Calling for Blood

Screenshot 2017-04-24 10.08.30

In this season of Eastertide, the newspaper headlines cause me to remember that my Lord and Savior, the risen Christ, was the victim of capital punishment.  Jesus’ death came at the hands of the State and with the apparent approval of a great many.  Even though he had grave doubts about Jesus’ actual guilt, the Roman Governor Pilate gave assent to his execution.  Jesus’ death was cruel by any standard, but by the standard of the Roman Empire in the first century, it was not unusual.

The blood lust of “the crowd” is a major feature of the Passion story.  Governor Pilate offers to release Jesus, but the crowd insists, “Crucify him!”  On this all the Gospels agree.  Horrible as crucifixion was, it seems to have had the approval of the people Pilate listened to.  By the end of the day on Good Friday, it appeared that the people’s lust for blood had the final say.

I hear echoes of the Gospels in the way the State of Arkansas has attempted to set up a conveyor belt of death.  The Governor in that fair state attempted to kill eight prisoners in eleven days.  Apparently, he needed to fill  all eight coffins before the State’s supply of midazolam had reached its expiration date.  Governor Pilate had a similar propensity to execute people in batches.  That’s why there were three crosses on the hill called Golgotha.

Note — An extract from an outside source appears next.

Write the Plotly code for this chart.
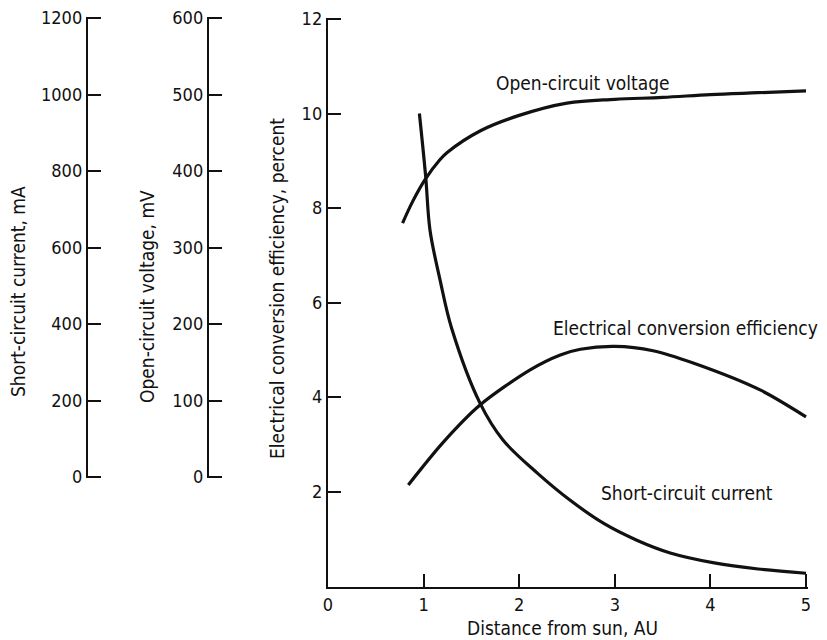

I am thankful that the courts threw a monkey wrench into Governor Asa Hutchinson’s killing machine, but I take no solace in knowing that a majority of Arkansians probably support his effort.  True, a few are aghast, but crowds have not stormed the capitol demanding a return to something approaching sanity.

One wonders where the Christians are.

Nor do I find consolation in the fact that the same thing hasn’t happened (yet) in Florida.  Recently, Orange-Osceola State Attorney Aramis Ayala announced that she would not seek the death penalty in any case.  This is, of course, her prerogative under state law, and she has good reasons for her decision.  She’s dead right when she says that the death penalty serves neither the interests of the community or the cause of justice.  Would that Governor Pilate – or Governor Hutchison — had such insight and courage.

As for Florida’s Governor Scott, he has taken 23 capital murder cases away from Ms. Ayala, and turned them over to a prosecutor who does not share Ms. Ayla’s aversion to execution.  This is no surprise, coming from a Governor who has signed more death warrants than any of his predecessors since the death penalty came back into use in 1977.

In a recent online meditation, Richard Rohr writes about the death of Jesus, and how his death “takes away the sin of the world.”

Jesus takes away the sin of the world by dramatically exposing the real sin—ignorant hatred and violence, not the usual preoccupation with purity codes—and by refusing the usual pattern of vengeance, which keeps us inside of an insidious quid pro quo logic. In fact, he “returns their curses with blessings” (Luke 6:28), teaching us that we can “follow him” and not continue the spiral of violence. He unlocks our entrapment from within. (https://cac.org/)

It’s clear to me that we are indeed trapped in a pattern of vengeance.  As Easter people, we know in our hearts that there is a better way.